Tinha então apenas 21 anos, provindo da boémia nova-iorquina com um pé nas sonoridades house, na música soul, no psicadelismo ou no ambientalismo. Na altura causou sensação a sua estreia, coincidindo com a de James Blake, os dois apostando em tipologias diferentes, mas com um efeito emocional semelhante. Jaar partia das sonoridades house para acabar por encontrar um equilíbrio entre reduções rítmicas, definições atmosféricas oníricas, minimalismos electrónicos ou resquícios de jazz, sabendo mover-se com à vontade nesses territórios, que completava com apurada sensibilidade pop.

Killing time
The governor
Three sides of nazareth

Acabou por agradar a muita gente, parecendo integrar bastantes coisas numa fórmula já testada, mas que na verdade acabava por resultar em algo de singular, bem urdido e paciente. Depois desse disco não mais parou, criando bandas sonoras (Pomegranates), lançando a série de máxi-singles Nymphs (2015) ou desenvolvendo o projecto paralelo Darkside, para além de gerir a sua editora, a Other People. E agora eis que chega o segundo álbum em nome próprio, um disco de profundos contrastes, mas também de assimilações orgânicas e de fragmentos que nos soam familiares, no qual se encontram espaços comuns para temas de raiz muito diversa.

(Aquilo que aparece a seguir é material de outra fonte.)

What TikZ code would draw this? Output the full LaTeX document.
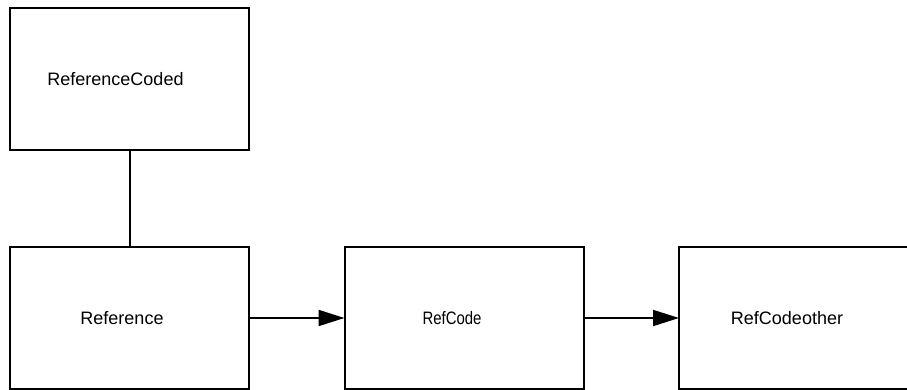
\documentclass[tikz,border=0pt]{standalone}
\usepackage{fontspec}
\setmainfont{Liberation Sans}
\newfontfamily\narrowfont[FakeStretch=0.83]{Liberation Sans}
\usetikzlibrary{arrows.meta}
\tikzset{
  box/.style={draw=black, line width=2pt, fill=white, rectangle, inner sep=0pt, outer sep=0pt,
    minimum width=239pt, minimum height=142pt},
  lbl/.style={font=\fontsize{18}{21}\selectfont},
  narrowlbl/.style={font=\narrowfont\fontsize{18}{21}\selectfont},
  link/.style={draw=black, line width=2pt},
  flow/.style={link, -{Triangle[length=26pt,width=16pt]}}
}
\begin{document}
\begin{tikzpicture}[x=1pt,y=-1pt]
\useasboundingbox (0,0) rectangle (907,390);
\clip (0,0) rectangle (907,390);
\fill[white] (0,0) rectangle (907,390);
\node[box, label={[lbl, xshift=-14pt]center:ReferenceCoded}] (rc) at (129.5,79) {};
\node[box, label={[lbl, xshift=-7.5pt]center:Reference}] (ref) at (129.5,318) {};
\node[box, label={[narrowlbl, xshift=-12pt]center:RefCode}] (code) at (464,318) {};
\node[box, label={[lbl, xshift=-11.5pt]center:RefCodeother}] (other) at (798.5,318) {};
\draw[link] (rc.south) -- (ref.north);
\draw[flow] (ref.east) -- (code.west);
\draw[flow] (code.east) -- (other.west);
\end{tikzpicture}
\end{document}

Em primeiro lugar, existe o ambiente. A música flutua no espaço no primeiro e longo tema, Killing time, um lugar urbano, de ruas vazias e ruídos distantes, com alguns acordes de piano a rememorarem o jazz ou a melancolia electrónica de músicos como Burial. Depois ouve-se The governor, com a voz e a dinâmica rítmica a fazerem lembrar os Suicide, com laivos de jazz misturados, numa espécie de desvairada evocação electrónica dos anos 1950, enquanto Leaves nos coloca outra vez em terrenos atmosféricos com fragmentos ruidosos em fundo. De seguida entra em acção No, com ele a dar-nos a sua versão da cumbia sul-americana, num tom pausado, quase melancólico, longe do festim a que o género é associado, enquanto em Three sides of Nazareth aborda uma espécie de rock electrónico sumptuoso, que tem tanto de futurista como de sugestão pós-punk. O mesmo acontece no tema final, History lesson, com ele a cantar como se fosse um Roy Orbison contemporâneo.

Há batidas lânguidas digitalizadas e fracções acústicas, existe contenção e movimentos expansivos, ritmos em câmara lenta e acelerados e uma voz (em castelhano e inglês) que canta momentos biográficos e históricos, com alusões à implantação da democracia no Chile onde ele cresceu em parte da adolescência. Pode parecer um labirinto e de certa forma é-o, mas nunca nos perdemos nele, com tantos géneros diferenciados a funcionarem em conjunto. É como se Nicolas Jaar encontrasse coerência na diversidade, porque tudo o que aborda faz parte da sua educação emotiva e do seu projecto vital, sabendo transformar tudo em algo revitalizante e fora de tempo.